>> begin Task inputs
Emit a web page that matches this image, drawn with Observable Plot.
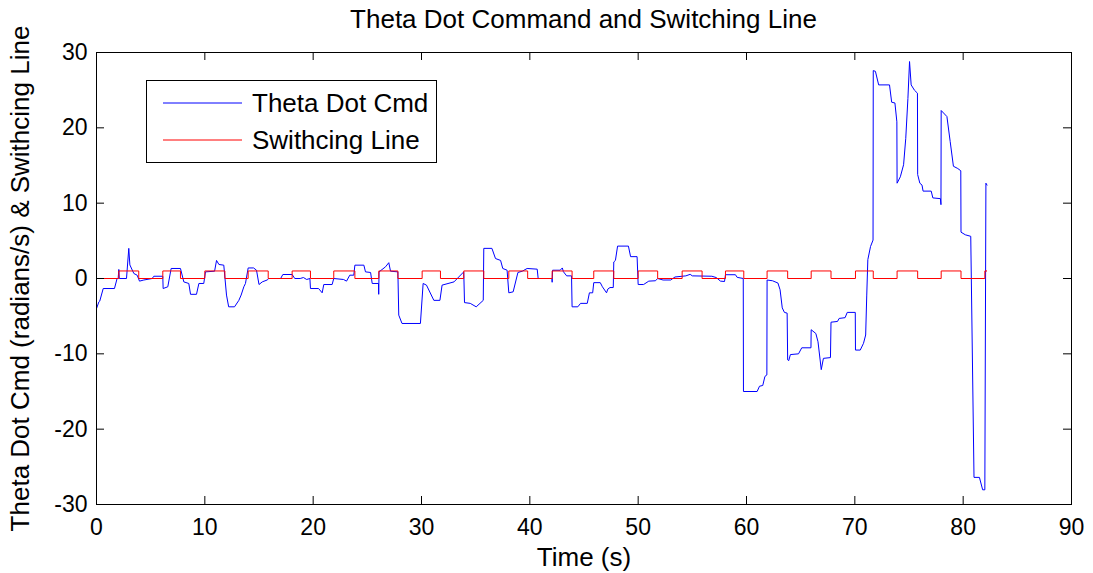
<!DOCTYPE html>
<html>
<head>
<meta charset="utf-8">
<script src="https://cdn.jsdelivr.net/npm/d3@7"></script>
<script src="https://cdn.jsdelivr.net/npm/@observablehq/plot@0.6"></script>
<style>
  html, body { margin: 0; padding: 0; background: #fff; }
  #wrap { position: relative; width: 1093px; height: 573px; font-family: "Liberation Sans", Arial, sans-serif; color: #000; }
  #title { position: absolute; left: 96px; width: 975px; top: 6px; text-align: center; font-size: 26px; line-height: 26px; white-space: nowrap; }
  #legend { position: absolute; left: 146px; top: 80px; width: 289px; height: 81px; border: 1px solid #000; background: #fff; }
  .row { position: absolute; left: 0; height: 30px; display: flex; align-items: center; font-size: 26px; white-space: nowrap; }
  .row svg { margin-left: 16px; margin-right: 10px; }
  g[aria-label="x-axis label"] text, g[aria-label="y-axis label"] text { font-size: 26px; }
</style>
</head>
<body>
<div id="wrap">
  <div id="chart"></div>
  <div id="title">Theta Dot Command and Switching Line</div>
  <div id="legend"></div>
</div>
<script>
// ---- data ----
const seriesNames = ["Theta Dot Cmd", "Swithcing Line"];
const seriesColors = ["#0000ff", "#ff0000"];

const cmdTime = [0,0.22,0.3,0.62,1.66,1.9,2.0,2.06,2.1,2.77,2.98,3.08,3.45,3.75,3.97,4.37,5.14,5.29,6.12,6.15,6.58,6.89,7.75,8.06,8.52,8.68,9.23,9.45,9.9,10.06,10.9,11.08,11.3,11.75,12.0,12.2,12.74,13.14,13.35,13.6,13.75,14.0,14.5,14.77,15.0,15.3,15.75,15.9,17.0,17.2,18.06,18.3,18.8,19.1,19.4,19.7,19.75,20.5,20.83,20.98,21.75,21.9,22.8,23.08,23.38,23.75,23.85,24.68,24.83,25.3,25.45,26.03,26.05,26.08,26.68,26.98,27.14,27.82,27.9,28.2,29.9,30.15,30.46,31.14,31.7,31.9,33.0,33.3,33.9,33.97,34.5,35.05,35.7,35.75,36.5,36.83,37.3,37.5,37.9,38.06,38.46,38.9,39.3,39.75,40.68,40.77,42.04,42.06,42.1,42.8,43.0,43.1,43.4,43.85,43.9,44.43,44.68,45.3,45.5,45.8,45.9,46.5,46.7,47.08,47.2,47.4,47.7,47.75,47.9,48.1,49.1,49.3,49.9,50.0,50.5,50.98,51.6,51.8,52.3,53.0,53.4,54.4,54.8,55.0,56.8,57.2,57.6,57.97,58.06,58.98,59.14,59.7,59.72,60.98,61.2,61.5,61.7,61.88,61.9,62.4,62.9,63.1,63.3,63.5,63.75,63.8,63.9,64.05,64.8,65.1,65.95,65.97,66.4,66.6,66.9,67.1,67.75,67.8,68.4,68.55,69.1,69.3,70.04,70.06,70.5,70.8,71.0,71.1,71.2,71.45,71.68,71.7,71.9,72.2,73.2,73.4,73.7,73.88,73.9,74.2,74.5,74.7,74.9,75.05,75.2,75.5,75.78,75.8,76.0,76.2,76.3,77.05,77.2,77.9,77.95,77.97,78.5,78.8,79.1,79.5,79.78,79.8,80.2,80.7,81.0,81.5,81.8,82.0,82.1,82.2];
const cmdValue = [-4.0,-3.1,-3.0,-1.33,-1.33,0,0,1.2,0,0,4.0,1.8,0.66,0.44,-0.35,-0.2,0,0.3,0.3,-1.33,-1.1,1.33,1.33,-0.45,-0.66,-2.1,-2.1,-0.66,-0.66,0.88,0.97,2.4,1.86,1.77,-2.2,-3.76,-3.76,-2.9,-2.2,-1.1,-0.66,1.4,1.4,1.1,-0.8,-0.45,-0.2,0,0,0.53,0.53,0,0,0.13,-0.13,0,-1.33,-1.33,-1.9,-0.8,-0.8,0,-0.13,-0.35,0.44,0.44,1.77,1.77,0.88,0.8,-0.66,-0.66,-2.1,0.88,1.55,2.1,0.97,0.88,-4.86,-5.97,-5.97,-0.66,-0.88,-2.9,-2.9,-0.88,-0.45,0,0.88,-3.2,-3.3,-3.76,-2.9,4.0,4.0,2.65,2.4,1.33,1.1,-1.9,-1.77,0.8,0.97,1.33,1.24,0,0,-0.5,1.1,1.1,1.4,0.9,0.35,0.35,-3.76,-3.76,-3.3,-3.3,-1.9,-1.9,-0.55,-0.55,-1.1,-1.9,-1.4,-1.2,-1.2,2.2,2.4,4.3,4.3,2.9,2.9,-0.8,-0.8,-0.35,-0.3,0,-0.2,-0.2,0.2,0.35,0.55,0.35,0.3,0.13,-0.35,-0.4,0.5,0.5,0.15,0,-15.0,-15.0,-14.3,-14.2,-13.0,-12.8,-0.2,-0.3,-0.6,-1.5,-3.9,-4.5,-4.6,-10.8,-10.9,-10.1,-10.0,-9.2,-9.2,-6.8,-7.3,-8.4,-12.1,-10.6,-10.5,-5.8,-5.7,-5.3,-5.2,-4.5,-4.5,-9.5,-9.5,-8.6,-7.5,-2.2,2.5,4.25,5.1,27.6,27.5,25.7,25.7,23.4,23.3,20.8,12.65,13.5,15.1,18.6,23.9,28.8,25.7,25.0,24.6,13.8,12.65,12.4,11.6,11.6,10.7,10.6,9.8,22.3,21.5,18.2,14.9,14.6,14.3,6.15,5.8,5.6,-26.4,-26.4,-28.05,-28.05,12.65,12.4];

const switchTime = [0,2.06,3.9,6.12,7.75,10.0,11.85,14.0,15.85,18.06,19.75,21.9,23.85,26.06,27.82,30.06,31.75,33.9,35.75,38.06,39.8,42.06,43.9,45.9,47.75,50.0,51.8,54.06,55.9,58.06,59.75,61.9,63.8,65.97,67.8,70.06,71.7,73.9,75.8,77.97,79.8,82.0,82.2];
const switchValue = [0,1,0,1,0,1,0,1,0,1,0,1,0,1,0,1,0,1,0,1,0,1,0,1,0,1,0,1,0,1,0,1,0,1,0,1,0,1,0,1,0,1,1];

const xTicks = [0,10,20,30,40,50,60,70,80,90];
const yTicks = [-30,-20,-10,0,10,20,30];
const xLabel = "Time (s)";
const yLabel = "Theta Dot Cmd (radians/s) & Swithcing Line";

// ---- build ----
const cmd = cmdTime.map((t, i) => ({t, v: cmdValue[i]}));
const sw = switchTime.map((t, i) => ({t, v: switchValue[i]}));

const W = 1093, H = 573, ML = 96, MR = 22, MT = 52, MB = 69;
const TICK = 8;
const innerW = W - ML - MR, innerH = H - MT - MB;

const chart = Plot.plot({
  width: W, height: H,
  marginLeft: ML, marginRight: MR, marginTop: MT, marginBottom: MB,
  style: {fontFamily: "'Liberation Sans', Arial, sans-serif", fontSize: "23px", color: "black", background: "white", overflow: "visible"},
  x: {domain: [0, 90]},
  y: {domain: [-30, 30]},
  marks: [
    Plot.line(cmd, {x: "t", y: "v", stroke: seriesColors[0], strokeWidth: 1}),
    Plot.line(sw, {x: "t", y: "v", stroke: seriesColors[1], strokeWidth: 1, curve: "step-after"}),
    Plot.frame({stroke: "black", strokeWidth: 1}),
    Plot.tickX(xTicks, {x: d => d, stroke: "black", insetBottom: innerH - TICK}),
    Plot.tickX(xTicks, {x: d => d, stroke: "black", insetTop: innerH - TICK}),
    Plot.tickY(yTicks, {y: d => d, stroke: "black", insetRight: innerW - TICK}),
    Plot.tickY(yTicks, {y: d => d, stroke: "black", insetLeft: innerW - TICK}),
    Plot.axisX(xTicks, {tickSize: 0, tickPadding: 14, tickFormat: d => String(d), label: xLabel, labelAnchor: "center", labelOffset: 61, labelArrow: "none", fontSize: 23}),
    Plot.axisY(yTicks, {tickSize: 0, tickPadding: 9, tickFormat: d => String(d), label: yLabel, labelAnchor: "center", labelOffset: 86, labelArrow: "none", fontSize: 23})
  ]
});
document.getElementById("chart").appendChild(chart);

// legend
const legend = document.getElementById("legend");
const rowTops = [7, 44];
seriesNames.forEach((name, i) => {
  const row = document.createElement("div");
  row.className = "row";
  row.style.top = rowTops[i] + "px";
  row.innerHTML = `<svg width="79" height="4"><line x1="0" x2="79" y1="2" y2="2" stroke="${seriesColors[i]}" stroke-width="1"/></svg><span>${name}</span>`;
  legend.appendChild(row);
});
</script>
</body>
</html>
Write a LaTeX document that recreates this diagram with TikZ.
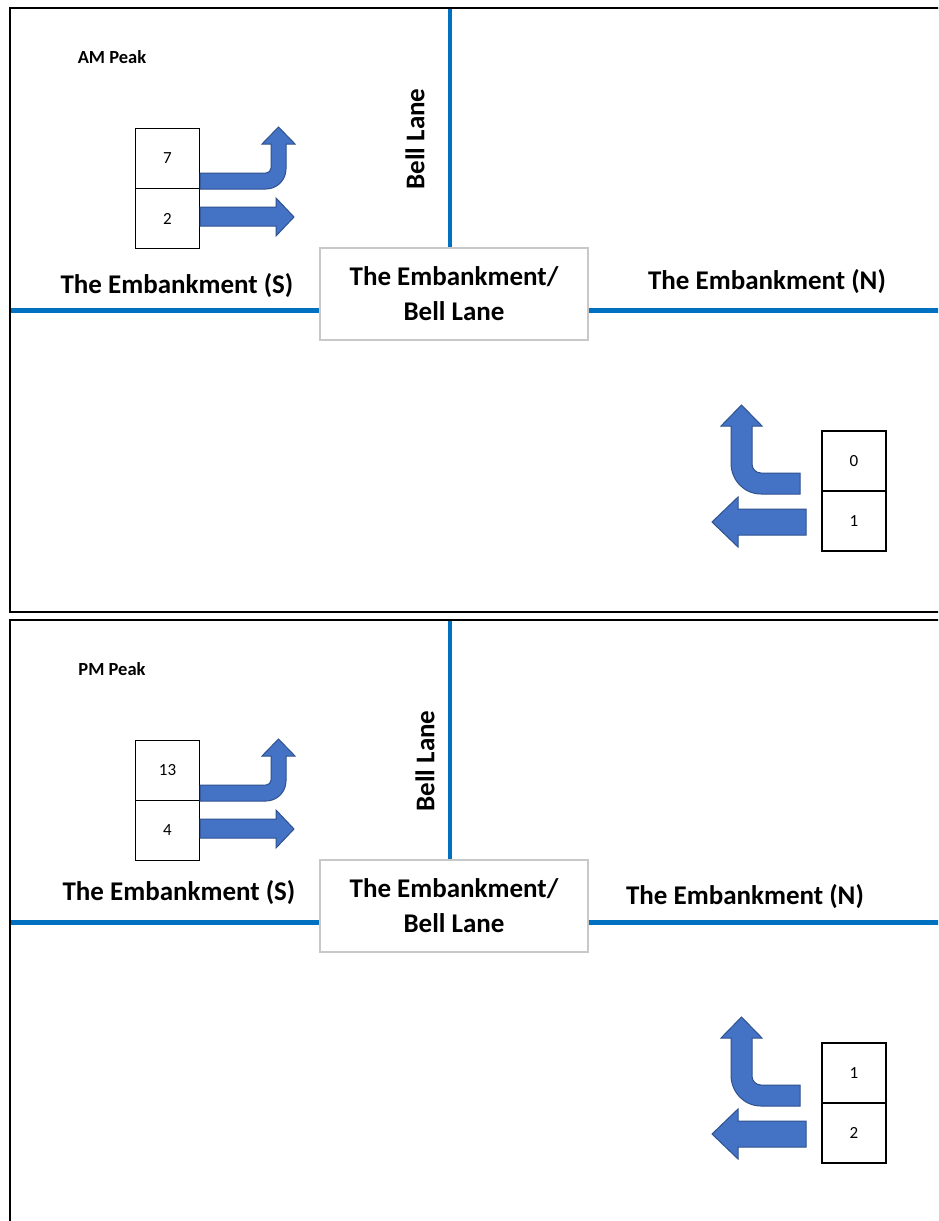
>> end Task inputs
Aim of the task ▸ Your answer should be a single number: the count of lines in the material above that contain "this".

Solution ▸ 2